The Nicolás Maduro regime has lifted the prohibition on river mining, authorizing gold and diamond exploitation in six rivers in the country’s south. The April 8 decree declared the Aro, Caroní, Caura, Cuchivero, Cuyuní, and Yuruari rivers (vital riverine areas in the Amazon) suitable for mining, incorporating them with the Orinoco Mining Arc project — an area that covers 12 percent of the Venezuelan territory and comprises Bolívar and Amazonas states.
In mid-April, the Venezuelan National Assembly led by Juan Guaidó condemned and rejected this decree, which, according to legislators, could worsen environmental conditions, increase persecution of indigenous communities, and is also a constitutional violation.
River mining was already carried out illegally in Venezuela, so critics said that the decree was created only for Maduro to continue to plunder the nation’s wealth and finance narcotrafficking.
“Maduro is just formalizing illegal mining activities in Venezuelan rivers,” Liborio Guarulla, former governor of Amazonas state on the border with Colombia, told Diálogo. “We’ve been denouncing the same activities for four years […]. In Amazonas state, Colombian guerrillas and Venezuelan irregular groups carry out illegal mining, working in some way with the protection of the Venezuelan government.”
During a parliamentary session on April 21, representative Américo De Grazia called the decree a “legal monstrosity” and blamed narco-terrorist groups.
“The FARC [Revolutionary Armed Forces of Colombia], the ELN [National Liberation Army], and Hezbollah have taken by force every mining site in southern Orinoco, in the Venezuelan Amazon, and in the Orinoco Delta, causing ecocide and displacing a great number of indigenous ethnic groups,” De Grazia said.

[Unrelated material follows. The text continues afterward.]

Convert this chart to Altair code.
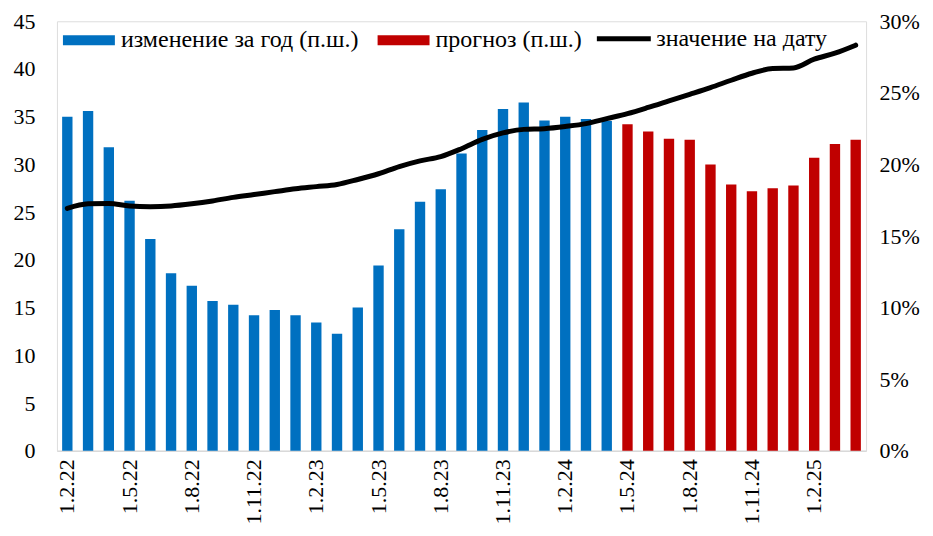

Guarulla said that Maduro and his closest allies, whom the United States formally charged with narcotrafficking, will profit even more from river mining with this decree, because they will be able to control rivers, which according to him, are already being used to transport drugs from Colombia to the Atlantic.

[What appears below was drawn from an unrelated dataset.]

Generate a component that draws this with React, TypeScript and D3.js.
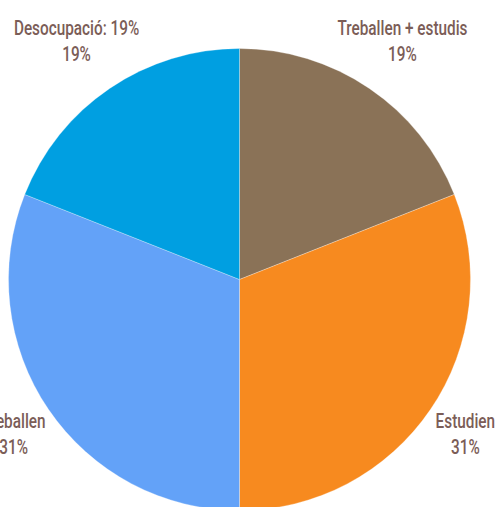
import React from "react";
import * as d3 from "d3";

const categories = ["Treballen + estudis", "Estudien", "Treballen", "Desocupació: 19%"];
const values = [19, 31, 31, 19];
const percentLabels = ["19%", "31%", "31%", "19%"];
const colors = ["#8A7257", "#F78A1F", "#63A2F8", "#009FE1"];

const W = 497;
const H = 507;
const cx = 239.5;
const cy = 279.5;
const R = 231;

const FONT = "Roboto, 'Noto Sans', sans-serif";

export default function App() {
  const pie = d3.pie<number>().sort(null).value((d) => d);
  const arcs = pie(values);
  const arcGen = d3.arc<d3.PieArcDatum<number>>().innerRadius(0).outerRadius(R);

  return (
    <svg
      width={W}
      height={H}
      style={{ position: "absolute", left: 0, top: 0, display: "block" }}
    >
      <g transform={`translate(${cx},${cy})`}>
        {arcs.map((a, i) => (
          <path key={i} d={arcGen(a) || ""} fill={colors[i]} stroke="#ffffff" strokeWidth={0.35} strokeOpacity={0.8} />
        ))}
        {arcs.map((a, i) => {
          const mid = (a.startAngle + a.endAngle) / 2;
          const dx = Math.sin(mid);
          const dy = -Math.cos(mid);
          const lr = dy < 0 ? R * 1.255 : R * 1.182;
          const x = dx * lr;
          const y = dy * lr;
          return (
            <g key={"l" + i} transform={`translate(${x},${y}) scale(0.73,1)`}>
              <text
                x={0}
                y={-5}
                textAnchor="middle"
                fontFamily={FONT}
                fontSize={21}
                fontWeight={500}
                fill="#7B5D57"
              >
                {categories[i]}
              </text>
              <text
                x={0}
                y={21}
                textAnchor="middle"
                fontFamily={FONT}
                fontSize={21}
                fontWeight={500}
                fill="#7B5D57"
              >
                {percentLabels[i]}
              </text>
            </g>
          );
        })}
      </g>
    </svg>
  );
}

“The activities are conducted on the Guaviare [a tributary of the Orinoco River in Colombia] but mainly on the Orinoco River, which allows [narcotraffickers] to reach Venezuelan territory and go to Brazil or the Atlantic Ocean with their drug shipments,” Guarulla said.

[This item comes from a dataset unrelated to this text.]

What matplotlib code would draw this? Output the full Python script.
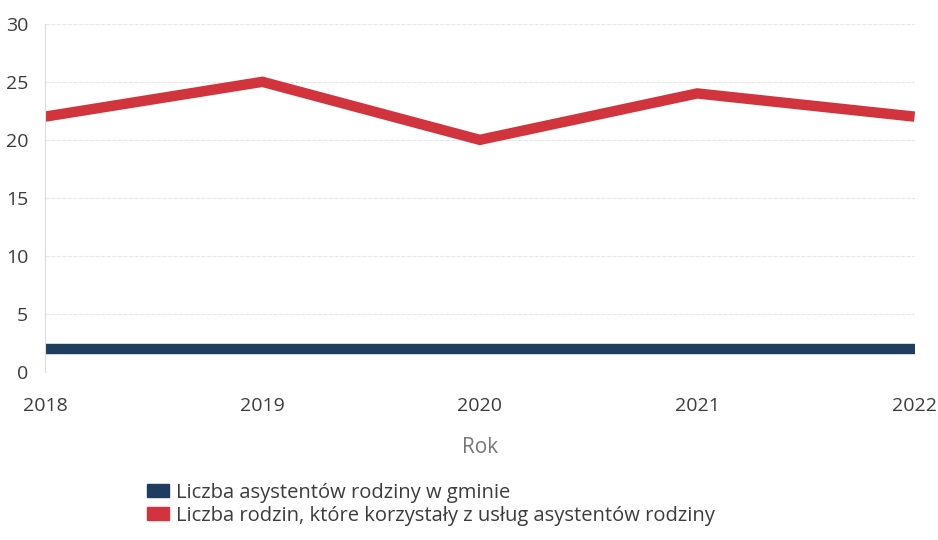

In addition to politicians, several environmental and human rights groups have opposed Maduro’s decree for its highly damaging impact on the environment and the suffering that mining brings to the Mining Arc’s indigenous people. Many are forced to work under the threat of violence, are subjected to atrocities, and even killed, indicates the Center for Strategic and International Studies, a U.S. think tank, in its April 2020 report, Illegal Mining in Venezuela: Death and Devastation in the Amazonas and Orinoco Regions.
On May 8, the Ecological Research Center of Venezuela reported that criminal groups that carry out mining operations on the Caura River, which was declared suitable for exploitation, had killed 13 members of the Yekuana indigenous community. According to PROVEA, a Venezuelan nongovernmental organization for human rights, at least 16 indigenous communities, totaling about 50,000 people, live near the rivers that are now open to mining in Bolívar state.
The decree’s illegal nature has also been pointed out. The Political Ecology Observatory of Venezuela reported on its website that river mining violates Sections 53 and 54 of the Venezuelan Constitution’s Water Law.
“The rivers in Bolívar state are part of the largest freshwater reserves on the planet and 90 percent of the water supply for all of Venezuela,” representative Rachid Yasbek, told Diálogo. “For this reason, before Chavismo came to power, constitutional orders banned these mining activities in Venezuelan rivers. However, Maduro uses the exploitation of this gold to maintain his dictatorship, after having destroyed the country’s entire productive apparatus.”